Howland's valentines created an American market for romance that paved the way for chocolate to make things even sweeter by the turn into the 20th century. This was when Milton Hershey became the chocolate king west of the Atlantic with his Hershey's milk chocolate bar, which was an instant success. In 1907, his already well-loved milk chocolate became forever associated with love and romance when he debuted a new confection — the Hershey's Kiss. Though the word "kiss" was a popular appellation used for small candies since the early 19th century, its eventual association with Hershey's foil-wrapped chocolate drops created another link between chocolate and romance while the Kisses' machine-driven mass production made such treats affordable for all.

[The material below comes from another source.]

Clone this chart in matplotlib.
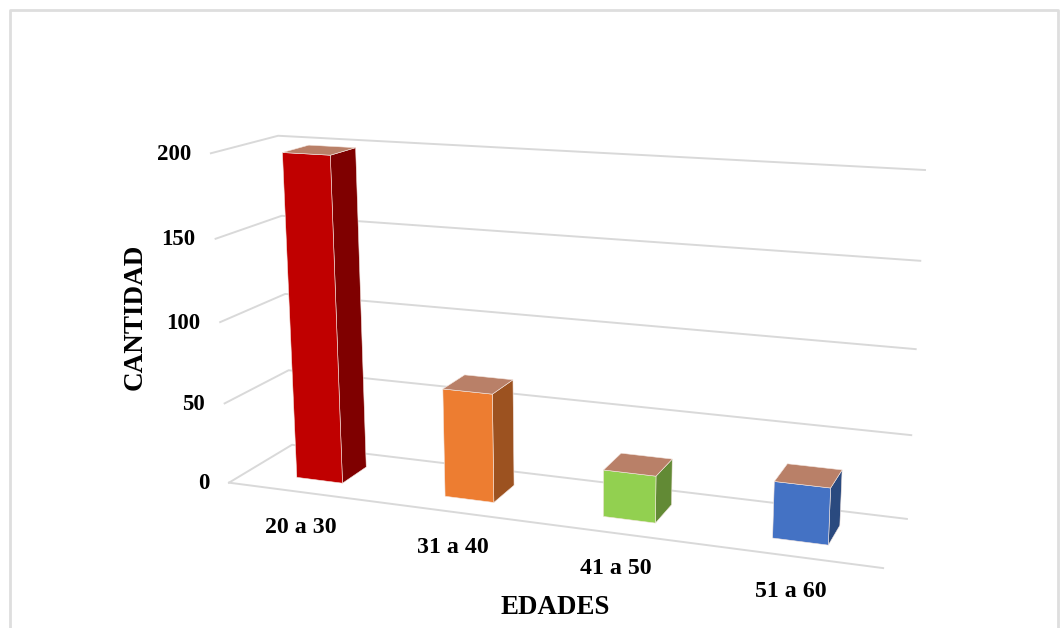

Today, chocolate is the symbol of Valentine's Day

While it is not clear whether chocolate had any direct associations with Valentine's Day before Richard Cadbury and Milton Hershey introduced their respective heart-shaped chocolate boxes and teardrop Kisses, it was these chocolate innovations that solidified a link between the sweets and the holiday. This impromptu chocolate tradition has become an annual affair, transforming Valentine's Day into a multimillion-dollar occasion for sweets.

Chocolate has become a Valentine's mainstay the world over, inspiring different traditions across continents that link chocolate intrinsically with the celebration. For Valentine's Day in Japan and South Korea, many women give chocolate to all the men in their lives, whether the relationship is romantic or platonic. (Their turn to receive chocolate comes a month later on March 14). In Ghana, February 14 is National Chocolate Day, a day to promote and celebrate one of the country's top exports. Whether or not chocolate has any historical, traditional, or scientific basis to inspire feelings of love, the rise in sales of this sweet treat in the weeks leading up to Valentine's Day suggests, if nothing else, an insatiable love for chocolate itself.